La peste de Florencia
Giovanni Boccaccio, escritor italiano que llevó una vida sobresaltada y por ello vio lo más escondido y risible de la condición humana, encontró en su entorno falsedades en documentos y reliquias, burlas a la religión, falsos espiritualismos, picaresca en las artes amatorias, mezquindades de hombres que pasaban por sabios, ruindades clericales, pecados que seguían a los que abandonaban el mundo para vivir en lugares alejados, castidades de pose etc. Y esto lo escribió, muy alegremente, en su libro El Decamerón, cien cuentos en diez jornadas que se turnan para contar entre siete mujeres y tres hombres, mientras están en una finca tratando de escapar de la peste de Florencia. El libro no dice qué pasó con ellos, si sobrevivieron al contagio o alguno se murió, luego de haber reído, comido mucho y ejercido la concupiscencia, como dice Dioneo al final de la historia. Solo se sabe que regresaron a la ciudad, que todavía olía feo.
Pero en El Decamerón, antes de que empiecen las historias (en la jornada primera), Boccaccio hace una crónica detallada de lo que fue la peste: las bubas, la muerte rápida, los muertos inundando las calles y las puertas, los cementerios sobrepoblados, los ataúdes con dos o más cadáveres, los rezos en vano, los médicos impotentes ante la enfermedad y los que se hacían pasar por ellos ensayando con los enfermos dietas delirantes, que iban desde comer mucho y beber mucho, perder toda vergüenza y darse a los placeres carnales, hasta el no comer y oler inciensos. Y en medio de la confusión, los vendedores de amuletos, reliquias y ensalmos, los faquines (especie de hombres carroñeros) que servían para el traslado de los muertos y al tiempo se apropiaban de sus bienes, la gente huyendo para otras partes donde también había apestados, las casas vacías y propicias para el saqueo, los comentarios paranoicos y las muchas causas sobre lo que estaba pasando como consecuencia del pecado y de los extranjeros (se persiguió a los judíos), y de los animales que caían muertos por comer a otros (en especial los cerdos).

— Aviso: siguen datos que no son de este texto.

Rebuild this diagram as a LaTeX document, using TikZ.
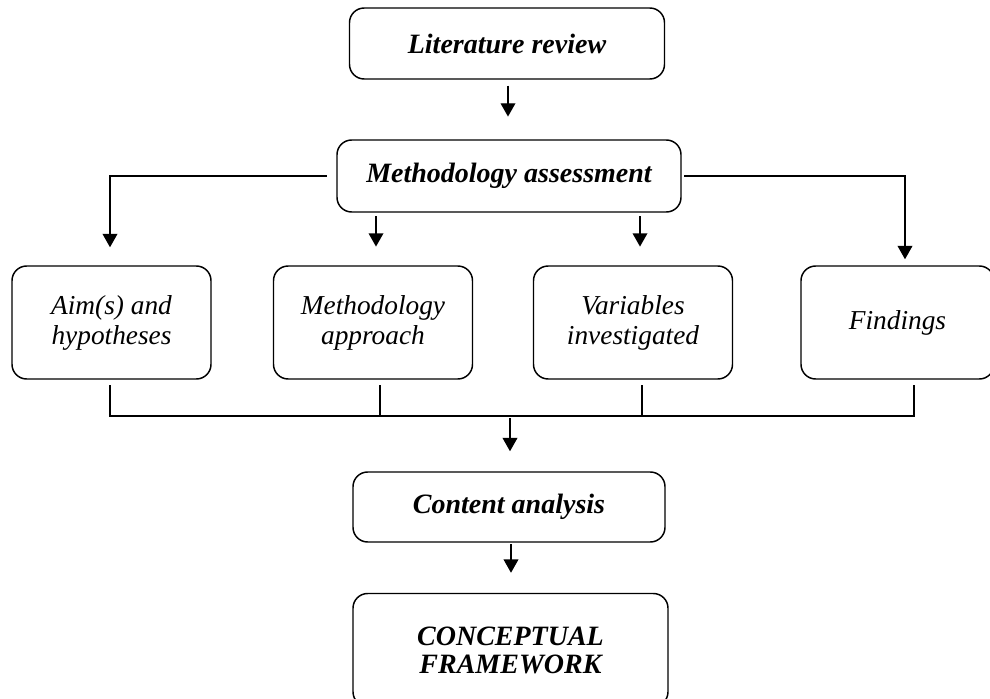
\documentclass[tikz,border=0pt]{standalone}
\usepackage{fontspec}
\setmainfont{Liberation Serif}
\usetikzlibrary{arrows.meta}
\begin{document}
\begin{tikzpicture}[x=0.75pt,y=-0.75pt,
  box/.style={draw, line width=1.1pt, rounded corners=11pt, align=center, inner sep=0pt},
  hbox/.style={box, font=\fontsize{21}{21}\selectfont\bfseries\itshape},
  sbox/.style={box, font=\fontsize{20.5}{22.5}\selectfont\itshape,
     minimum width=199*0.75pt, minimum height=113*0.75pt},
  con/.style={line width=1.1pt},
  arr/.style={con, -{Triangle[width=11pt,length=10pt]}}]
\useasboundingbox (0,0) rectangle (990,699);
\fill[white] (0,0) rectangle (990,699);

\node[hbox, minimum width=315*0.75pt, minimum height=71*0.75pt] (lit) at (507,43.5) {Literature review};
\node[hbox, minimum width=344*0.75pt, minimum height=72*0.75pt] (ma) at (509,176) {Methodology assessment};
\node[sbox] (b1) at (111.5,322.5) {Aim(s) and\\hypotheses};
\node[sbox] (b2) at (373,322.5) {Methodology\\approach};
\node[sbox] (b3) at (633,322.5) {Variables\\investigated};
\node[sbox, minimum width=193*0.75pt] (b4) at (897.5,322.5) {Findings};
\node[hbox, minimum width=312*0.75pt, minimum height=70*0.75pt] (ca) at (509,507) {Content analysis};
\node[hbox, minimum width=315*0.75pt, minimum height=113*0.75pt] (cf) at (510.5,650) {CONCEPTUAL\\FRAMEWORK};

\coordinate (bus) at (510,416);

\draw[arr, shorten <=4.5pt, shorten >=17pt] (lit.south -| 508,0) -- (ma.north -| 508,0);
\draw[arr, shorten <=7pt, shorten >=13.5pt] (ma.west) -| (b1.north -| 110,0);
\draw[arr, shorten <=2pt, shorten >=4.5pt] (ma.east) -| (b4.north -| 905,0);
\draw[arr, shorten <=2.5pt, shorten >=14pt] (ma.south -| 376,0) -- (b2.north -| 376,0);
\draw[arr, shorten <=2.5pt, shorten >=14pt] (ma.south -| 640,0) -- (b3.north -| 640,0);

\draw[con] ([yshift=-4pt]b1.south -| 110,0) -- (bus -| 110,0) -- (bus -| 914,0) -- ([yshift=-4pt]b4.south -| 914,0);
\draw[con] ([yshift=-4pt]b2.south -| 380,0) -- (bus -| 380,0);
\draw[con] ([yshift=-4pt]b3.south -| 642,0) -- (bus -| 642,0);
\draw[arr, shorten <=1.5pt, shorten >=15pt] (bus) -- (ca.north -| bus);
\draw[arr, shorten <=1pt, shorten >=15pt] (ca.south -| 511,0) -- (cf.north -| 511,0);
\end{tikzpicture}
\end{document}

Y en esta peste, donde se perdieron los valores y aumentó el egoísmo, la bondad se trocó en ruindad, el otro en un peligro, la muerte en una indecencia más y la vida en un algo que debía agotarse mediante el ejercicio de todas las pasiones, todos se igualaron en la desmesura, burlándose más que llorar o asustarse. Edgar Allan Poe, que posiblemente había leído la crónica de Boccaccio o la de Defoe sobre la peste de Londres, escribe La máscara de la muerte roja, en la que todo es una fiesta de lo horrible y esperpéntico.
A partir de Boccaccio sabemos que las pestes nos deshumanizan, crecen los intereses personales (aparece el estado de naturaleza, el egoísmo enfermizo), aumenta la ignorancia, se acaba la ley, nos damos a los sentidos y dejamos descubrir los demonios que nos habitan. Y frente a la sacralidad de la muerte, la convertimos en un carnaval.
Joseph Mede en 1627, un polímata (sabía de muchas cosas a fondo), astrónomo y escatólogo, entendedor del fin de la materia y del mundo (el dato proviene de El siglo Maldito, el libro de Geoffrey Parker), decía que, a más observaciones, más observadores. Esto quiere decir que frente a un hecho aparecen muchos intérpretes, los unos serios y los otros especuladores, aumentan las historias y la fantasía, la situación se desborda por falta de control y se cree más en lo inverosímil que en lo que tiene sentido. Y en este estado de cosas, cuando la ignorancia enardecida sitia a la inteligencia del conocimiento positivo, el humano regresa a su condición animal, sobreviviendo o muriendo sin importarle. Esto pasó en el siglo XVII y puede pasar en cualquier tiempo. Son los monstruos que produce la razón, como en esos grabados de Goya.